Pandas pivot - ValueError: Index contains duplicate entries, cannot reshape
In this article we will see how to solve Pandas pivot error: "ValueError: Index contains duplicate entries, cannot reshape".
Let's see how to solve this error in different ways depending on the case.
Setup
Suppose we have a DataFrame like:
import pandas as pd
df = pd.DataFrame({'foo': ['one', 'one', 'one', 'two', 'two', 'two'],
'bar': ['A', 'B', 'B', 'A', 'B', 'C'],
'baz': [1, 2, 3, 4, 5, 6],
'zoo': ['x', 'y', 'z', 'q', 'w', 't']})
You can see data below:
foo | bar | baz | zoo | |
---|---|---|---|---|
0 | one | A | 1 | x |
1 | one | B | 2 | y |
2 | one | B | 3 | z |
3 | two | A | 4 | q |
4 | two | B | 5 | w |
5 | two | C | 6 | t |
Note that there is a duplication in the row with index - 2 we have B instead of C.

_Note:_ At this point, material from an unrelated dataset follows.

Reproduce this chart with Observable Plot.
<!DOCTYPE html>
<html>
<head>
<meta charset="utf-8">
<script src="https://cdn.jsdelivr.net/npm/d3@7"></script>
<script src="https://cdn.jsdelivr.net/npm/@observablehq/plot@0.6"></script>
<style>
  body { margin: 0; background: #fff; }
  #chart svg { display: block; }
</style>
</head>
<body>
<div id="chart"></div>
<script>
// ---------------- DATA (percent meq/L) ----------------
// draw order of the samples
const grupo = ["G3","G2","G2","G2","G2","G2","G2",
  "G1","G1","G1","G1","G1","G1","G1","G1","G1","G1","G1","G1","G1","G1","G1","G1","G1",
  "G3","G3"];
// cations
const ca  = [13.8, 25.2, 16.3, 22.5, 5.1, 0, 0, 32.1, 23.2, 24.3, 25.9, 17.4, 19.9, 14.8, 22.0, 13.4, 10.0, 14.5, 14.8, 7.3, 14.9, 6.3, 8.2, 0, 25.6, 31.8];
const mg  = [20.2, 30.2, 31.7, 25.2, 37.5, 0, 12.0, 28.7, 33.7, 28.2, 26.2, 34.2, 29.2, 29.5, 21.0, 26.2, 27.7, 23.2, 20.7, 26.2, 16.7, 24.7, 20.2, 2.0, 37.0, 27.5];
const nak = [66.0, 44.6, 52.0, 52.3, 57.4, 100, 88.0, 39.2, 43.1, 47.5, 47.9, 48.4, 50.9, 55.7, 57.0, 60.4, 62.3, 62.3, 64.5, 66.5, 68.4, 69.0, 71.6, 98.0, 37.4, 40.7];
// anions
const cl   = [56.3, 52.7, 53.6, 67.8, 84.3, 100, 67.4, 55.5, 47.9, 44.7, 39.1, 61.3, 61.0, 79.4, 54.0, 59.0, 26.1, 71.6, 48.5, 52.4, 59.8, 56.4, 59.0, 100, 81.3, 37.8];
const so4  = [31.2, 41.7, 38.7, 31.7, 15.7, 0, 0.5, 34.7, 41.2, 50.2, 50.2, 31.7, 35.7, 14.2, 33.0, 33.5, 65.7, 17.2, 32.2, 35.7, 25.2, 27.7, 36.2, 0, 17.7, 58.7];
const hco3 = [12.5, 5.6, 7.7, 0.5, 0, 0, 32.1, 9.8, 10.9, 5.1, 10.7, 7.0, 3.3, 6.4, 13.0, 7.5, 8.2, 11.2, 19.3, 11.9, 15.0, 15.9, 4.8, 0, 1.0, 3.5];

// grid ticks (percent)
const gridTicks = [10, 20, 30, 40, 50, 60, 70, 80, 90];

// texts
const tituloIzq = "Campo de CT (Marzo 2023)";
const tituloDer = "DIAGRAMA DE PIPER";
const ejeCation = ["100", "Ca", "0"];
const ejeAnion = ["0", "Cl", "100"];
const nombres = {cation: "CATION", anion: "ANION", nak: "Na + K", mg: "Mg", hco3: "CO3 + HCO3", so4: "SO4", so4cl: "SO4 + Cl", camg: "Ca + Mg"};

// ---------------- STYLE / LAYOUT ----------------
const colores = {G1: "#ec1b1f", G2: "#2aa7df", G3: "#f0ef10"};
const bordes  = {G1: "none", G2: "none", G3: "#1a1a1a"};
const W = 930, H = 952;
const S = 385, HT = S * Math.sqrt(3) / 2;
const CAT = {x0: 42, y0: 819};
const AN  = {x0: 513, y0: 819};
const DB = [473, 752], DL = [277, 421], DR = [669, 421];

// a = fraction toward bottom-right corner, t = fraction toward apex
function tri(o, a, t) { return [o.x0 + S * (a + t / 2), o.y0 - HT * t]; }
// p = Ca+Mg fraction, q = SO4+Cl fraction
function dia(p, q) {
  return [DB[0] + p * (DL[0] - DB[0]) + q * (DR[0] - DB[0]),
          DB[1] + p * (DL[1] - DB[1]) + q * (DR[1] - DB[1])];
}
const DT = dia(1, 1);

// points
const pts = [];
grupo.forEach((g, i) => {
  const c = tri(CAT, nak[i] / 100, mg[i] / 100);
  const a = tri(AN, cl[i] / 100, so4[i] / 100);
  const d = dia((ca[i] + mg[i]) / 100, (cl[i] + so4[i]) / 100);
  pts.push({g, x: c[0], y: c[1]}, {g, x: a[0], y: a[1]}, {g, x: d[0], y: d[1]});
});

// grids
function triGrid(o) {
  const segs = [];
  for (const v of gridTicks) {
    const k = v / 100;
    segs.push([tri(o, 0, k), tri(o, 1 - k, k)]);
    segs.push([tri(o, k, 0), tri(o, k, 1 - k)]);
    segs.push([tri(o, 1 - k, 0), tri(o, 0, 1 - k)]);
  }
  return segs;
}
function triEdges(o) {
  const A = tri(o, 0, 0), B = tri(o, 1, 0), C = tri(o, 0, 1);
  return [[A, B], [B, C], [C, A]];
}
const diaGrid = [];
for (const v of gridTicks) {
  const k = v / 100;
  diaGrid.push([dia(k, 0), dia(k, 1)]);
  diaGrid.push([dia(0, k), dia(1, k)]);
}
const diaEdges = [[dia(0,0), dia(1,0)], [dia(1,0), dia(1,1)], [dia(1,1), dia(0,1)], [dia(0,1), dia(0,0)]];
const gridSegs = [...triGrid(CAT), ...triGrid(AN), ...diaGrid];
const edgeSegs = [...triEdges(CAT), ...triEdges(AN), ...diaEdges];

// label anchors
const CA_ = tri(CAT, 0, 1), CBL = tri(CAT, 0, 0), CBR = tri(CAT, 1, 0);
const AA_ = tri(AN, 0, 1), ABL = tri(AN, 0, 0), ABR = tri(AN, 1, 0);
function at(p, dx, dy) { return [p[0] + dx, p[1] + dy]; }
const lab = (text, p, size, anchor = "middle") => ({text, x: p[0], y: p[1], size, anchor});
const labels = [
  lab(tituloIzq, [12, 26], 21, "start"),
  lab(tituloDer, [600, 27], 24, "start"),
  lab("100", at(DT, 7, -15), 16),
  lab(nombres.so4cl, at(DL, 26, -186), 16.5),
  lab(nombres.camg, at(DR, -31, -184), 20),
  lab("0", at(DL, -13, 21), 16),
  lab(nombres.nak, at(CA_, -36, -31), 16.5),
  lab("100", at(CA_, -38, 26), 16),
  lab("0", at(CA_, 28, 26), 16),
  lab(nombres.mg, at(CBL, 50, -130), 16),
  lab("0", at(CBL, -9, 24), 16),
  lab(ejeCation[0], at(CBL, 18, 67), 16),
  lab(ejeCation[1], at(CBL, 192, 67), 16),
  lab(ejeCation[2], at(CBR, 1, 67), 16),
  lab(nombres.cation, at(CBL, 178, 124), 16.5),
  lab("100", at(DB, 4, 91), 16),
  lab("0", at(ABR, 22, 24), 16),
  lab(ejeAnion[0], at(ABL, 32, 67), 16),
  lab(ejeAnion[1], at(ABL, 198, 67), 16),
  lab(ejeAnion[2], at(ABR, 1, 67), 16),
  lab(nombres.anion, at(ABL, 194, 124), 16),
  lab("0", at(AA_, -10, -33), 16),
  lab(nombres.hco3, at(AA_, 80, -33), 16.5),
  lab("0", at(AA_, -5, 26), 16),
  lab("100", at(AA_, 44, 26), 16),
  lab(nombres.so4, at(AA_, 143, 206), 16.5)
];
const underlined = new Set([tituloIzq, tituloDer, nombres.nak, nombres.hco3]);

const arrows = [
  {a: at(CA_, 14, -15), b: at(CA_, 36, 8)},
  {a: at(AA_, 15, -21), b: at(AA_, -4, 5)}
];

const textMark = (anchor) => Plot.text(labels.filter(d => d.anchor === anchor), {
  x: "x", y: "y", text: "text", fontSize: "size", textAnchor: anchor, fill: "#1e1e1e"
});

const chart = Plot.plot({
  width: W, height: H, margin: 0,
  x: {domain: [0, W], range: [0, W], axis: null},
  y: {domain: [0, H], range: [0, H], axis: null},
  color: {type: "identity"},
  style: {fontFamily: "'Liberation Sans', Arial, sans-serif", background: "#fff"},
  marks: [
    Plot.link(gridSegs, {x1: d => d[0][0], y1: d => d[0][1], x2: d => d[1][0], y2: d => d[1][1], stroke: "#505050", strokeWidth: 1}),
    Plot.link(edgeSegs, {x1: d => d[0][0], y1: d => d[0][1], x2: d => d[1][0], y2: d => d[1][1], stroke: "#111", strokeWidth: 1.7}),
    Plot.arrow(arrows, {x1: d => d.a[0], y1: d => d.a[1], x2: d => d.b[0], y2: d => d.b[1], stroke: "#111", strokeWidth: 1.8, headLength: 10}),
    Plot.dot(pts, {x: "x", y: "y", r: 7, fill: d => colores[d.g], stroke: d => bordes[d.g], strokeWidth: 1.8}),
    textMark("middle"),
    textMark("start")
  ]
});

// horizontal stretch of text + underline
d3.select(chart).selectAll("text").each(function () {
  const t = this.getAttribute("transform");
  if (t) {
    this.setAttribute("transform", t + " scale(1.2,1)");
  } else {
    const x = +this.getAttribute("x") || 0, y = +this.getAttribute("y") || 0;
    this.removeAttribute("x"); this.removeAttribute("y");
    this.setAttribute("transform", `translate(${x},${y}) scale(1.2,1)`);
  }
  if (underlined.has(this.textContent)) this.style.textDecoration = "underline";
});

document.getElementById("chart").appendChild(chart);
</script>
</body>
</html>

If we try to use method 'pivot' with duplicate entries like:
df.pivot(index='foo', columns='bar', values='baz')
we will get the error:
ValueError: Index contains duplicate entries, cannot reshape"
1. Use pivot_table
For tables with duplicate entries we need to use pivot_table
:
df.pivot_table(index='foo', columns='bar', values='baz')

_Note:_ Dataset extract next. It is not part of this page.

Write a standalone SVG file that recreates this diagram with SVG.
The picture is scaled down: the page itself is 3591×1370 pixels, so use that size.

this will solve the error and produce correct result:
bar | A | B | C |
---|---|---|---|
foo | |||
one | 1.0 | 2.5 | NaN |
two | 4.0 | 5.0 | 6.0 |
2. Remove duplicates
If you prefer to use the pivot
method you need to drop duplicates from the DataFrame by:
df = df.drop_duplicates(['foo','bar'])
df.pivot(index='foo', columns='bar', values='baz')
In this case the result is the same as using pivot_table
:
bar | A | B | C |
---|---|---|---|
foo | |||
one | 1.0 | 2.5 | NaN |
two | 4.0 | 5.0 | 6.0 |
3. Aggregate
You can also use a custom aggregation to mimic pivot behavior. Let's combine methods like:
groupby
sum
to produce aggregate data as the method pivot
without getting error:
df_agg = df.groupby(by=['foo', 'bar']).sum().reset_index()
df_agg.pivot(index='foo', columns='bar', values='baz')
And again we get the same result:
bar | A | B | C |
---|---|---|---|
foo | |||
one | 1.0 | 2.5 | NaN |
two | 4.0 | 5.0 | 6.0 |
Conclusion
In this post, we covered the most common solution for Pandas error on method pivot:
"ValueError: Index contains duplicate entries, cannot reshape".
To solve Pandas errors you need to:
- understand your data very well
- know what the expected result should be.